IPI documented 49 incidents of media professionals being detained as they covered anti-war protests in cities across the country over the last three months. Many were arrested despite being in possession of journalistic identification.
So far, at least eleven journalists have been fined or detained under a restrictive new law criminalizing what authorities deem to be “fake” news about the armed forces. Hundreds of Russian journalists have reportedly since fled the country fearing prosecution.
Dozens of foreign media have also been forced to close their offices and pull their correspondents out of the country, contributing to a blackout for impartial coverage and leaving citizens increasingly isolated and exposed to pro-Kremlin propaganda.
“These figures underscore the devastating toll this war has already taken on the lives of journalists as well as the scale of the human rights abuses and attacks on press freedom”, IPI Executive Director Barbara Trionfi said. “We honour the courage of all journalists who continue to document the tragic human cost of this war in extremely challenging circumstances.
“In Ukraine, journalists reporting from the front lines have lost their lives and other have faced attacks, abductions and torture. In Russia, the Kremlin has moved to systematically cleanse the media ecosystem of all impartial reporting on the war and eradicate what remained of the country’s independent press.
“These attacks in both countries cast a dark shadow over this year’s World Press Freedom Day. They should also refocus the resolve of the international community to provide much needed support to the journalistic community in Ukraine and the independent Russia journalists driven into exile, while also safeguarding press freedoms at home.

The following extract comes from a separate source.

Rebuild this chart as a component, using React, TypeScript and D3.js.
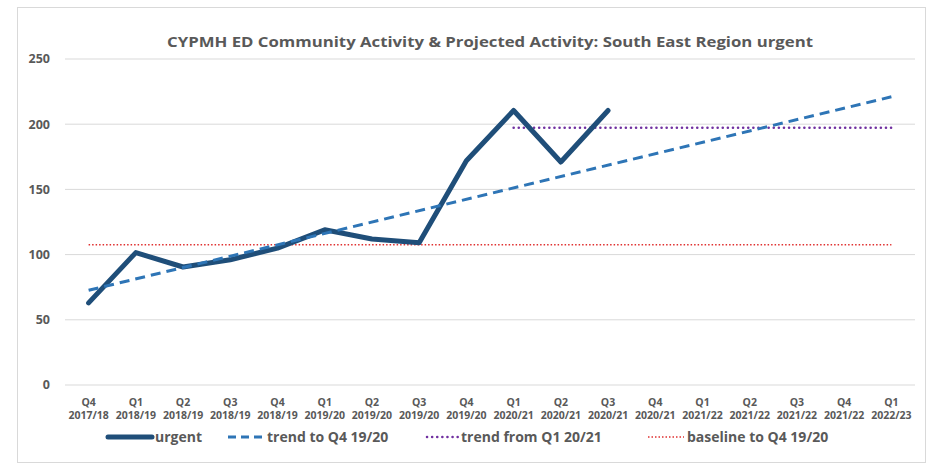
import * as d3 from 'd3';
import * as React from 'react';

const width = 930;
const height = 465;
const margin = { top: 59, right: 15, bottom: 80, left: 65 };

const quarters = ['Q4', 'Q1', 'Q2', 'Q3', 'Q4', 'Q1', 'Q2', 'Q3', 'Q4', 'Q1', 'Q2', 'Q3', 'Q4', 'Q1', 'Q2', 'Q3', 'Q4', 'Q1'];
const years = [
  '2017/18', '2018/19', '2018/19', '2018/19', '2018/19', '2019/20', '2019/20', '2019/20', '2019/20',
  '2020/21', '2020/21', '2020/21', '2020/21', '2021/22', '2021/22', '2021/22', '2021/22', '2022/23',
];
const categories = quarters.map((q, i) => `${q} ${years[i]}`);

// actual activity (only first 12 quarters observed)
const urgent = [63, 101.5, 90.5, 96, 105, 119, 112, 109, 172, 210.5, 171, 210.5];

// linear trend to Q4 19/20, start and end
const trendIdx = [0, 17];
const trendVals = [72.6, 221];

// flat trend from Q1 20/21
const fromIdx = [9, 17];
const fromVals = [197.3, 197.3];

// baseline to Q4 19/20
const baseIdx = [0, 17];
const baseVals = [107.6, 107.6];

const yTicks = [0, 50, 100, 150, 200, 250];

const font = '"Open Sans", Lato, sans-serif';
const grey = '#595959';

export default function App() {
  const x = d3
    .scaleBand<string>()
    .domain(categories)
    .range([margin.left, width - margin.right]);

  const y = d3
    .scaleLinear()
    .domain([0, 250])
    .range([height - margin.bottom, margin.top]);

  const cx = (i: number) => (x(categories[i]) as number) + x.bandwidth() / 2;

  const line = d3
    .line<[number, number]>()
    .x(d => cx(d[0]))
    .y(d => y(d[1]));

  const urgentPath = line(urgent.map((v, i) => [i, v]));
  const trendPath = line(trendIdx.map((i, k) => [i, trendVals[k]]));
  const fromPath = line(fromIdx.map((i, k) => [i, fromVals[k]]));
  const basePath = line(baseIdx.map((i, k) => [i, baseVals[k]]));

  const legendY = 437;
  const legend = [
    { x0: 108, x1: 152, label: 'urgent', stroke: '#1F4E79', w: 5, dash: null, cap: 'round' },
    { x0: 228, x1: 264, label: 'trend to Q4 19/20', stroke: '#2E75B6', w: 3, dash: '8,5', cap: 'butt' },
    { x0: 427, x1: 458, label: 'trend from Q1 20/21', stroke: '#7030A0', w: 2.5, dash: '0.1,5', cap: 'round' },
    { x0: 648, x1: 684, label: 'baseline to Q4 19/20', stroke: '#E03030', w: 1.5, dash: '1.5,2', cap: 'butt' },
  ];

  return (
    <div style={{ position: 'fixed', left: 0, top: 0 }}>
      <svg width={width} height={height} style={{ display: 'block', background: '#fff' }}>
        <rect x={17.5} y={7.5} width={908} height={455} fill="#fff" stroke="#d9d9d9" />

        <text
          x={(margin.left + width - margin.right) / 2}
          y={47}
          textAnchor="middle"
          fontFamily={font}
          fontWeight="bold"
          fontSize={15}
          textLength={646}
          lengthAdjust="spacingAndGlyphs"
          fill={grey}
        >
          CYPMH ED Community Activity &amp; Projected Activity: South East Region urgent
        </text>

        {yTicks.map(t => (
          <g key={t}>
            <line x1={margin.left} x2={width - margin.right} y1={y(t)} y2={y(t)} stroke="#d9d9d9" strokeWidth={1} />
            <text x={50} y={y(t)} dy="0.35em" textAnchor="end" fontFamily={font} fontWeight="bold" fontSize={12.5} fill={grey}>
              {t}
            </text>
          </g>
        ))}

        {categories.map((c, i) => (
          <text key={c} x={cx(i)} textAnchor="middle" fontFamily={font} fontWeight="bold" fontSize={10.5} fill={grey}>
            <tspan x={cx(i)} y={406}>{quarters[i]}</tspan>
            <tspan x={cx(i)} y={419}>{years[i]}</tspan>
          </text>
        ))}

        <path d={basePath ?? ''} fill="none" stroke="#E03030" strokeWidth={1.5} strokeDasharray="1.5,2" />
        <path d={fromPath ?? ''} fill="none" stroke="#7030A0" strokeWidth={2.5} strokeDasharray="0.1,5" strokeLinecap="round" />
        <path d={urgentPath ?? ''} fill="none" stroke="#1F4E79" strokeWidth={5} strokeLinejoin="round" strokeLinecap="round" />
        <path d={trendPath ?? ''} fill="none" stroke="#2E75B6" strokeWidth={3} strokeDasharray="10,6" />

        {legend.map(l => (
          <g key={l.label}>
            <line
              x1={l.x0}
              x2={l.x1}
              y1={legendY}
              y2={legendY}
              stroke={l.stroke}
              strokeWidth={l.w}
              strokeDasharray={l.dash ?? undefined}
              strokeLinecap={l.cap as any}
            />
            <text x={l.x1 + 3} y={legendY} dy="0.35em" fontFamily={font} fontWeight="bold" fontSize={14} fill={grey}>
              {l.label}
            </text>
          </g>
        ))}
      </svg>
    </div>
  );
}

“As this appalling war continues, IPI will continue to do all we can to document every single attack on journalists and every act of censorship and violence against the press, to ensure a comprehensive record exists of the full scale of these assaults on journalistic freedoms.”
Acts of censorship or restrictive regulations on independent journalism accounted for 46% of IPI’s documented alerts, with 87% of these violations carried out by Russian authorities.
Arrests and criminal investigations and charges made up a further 25% of all recorded alerts, of which Russian police and security forces were responsible for 94% of cases.
Attacks on journalists and media actors by Russian armed forces accounted for 14% of all documented alerts, though these include the most serious attacks and killings.
Russian state authorities such as the government, prosecutors and regulators were responsible for an additional 61% of all recorded alerts.
IPI’s monitoring includes all violations of press freedom linked to the war in Ukraine.
While the vast majority of alerts were documented in the territory of Ukraine and Russia, the monitoring also covers Belarus and other states around the world.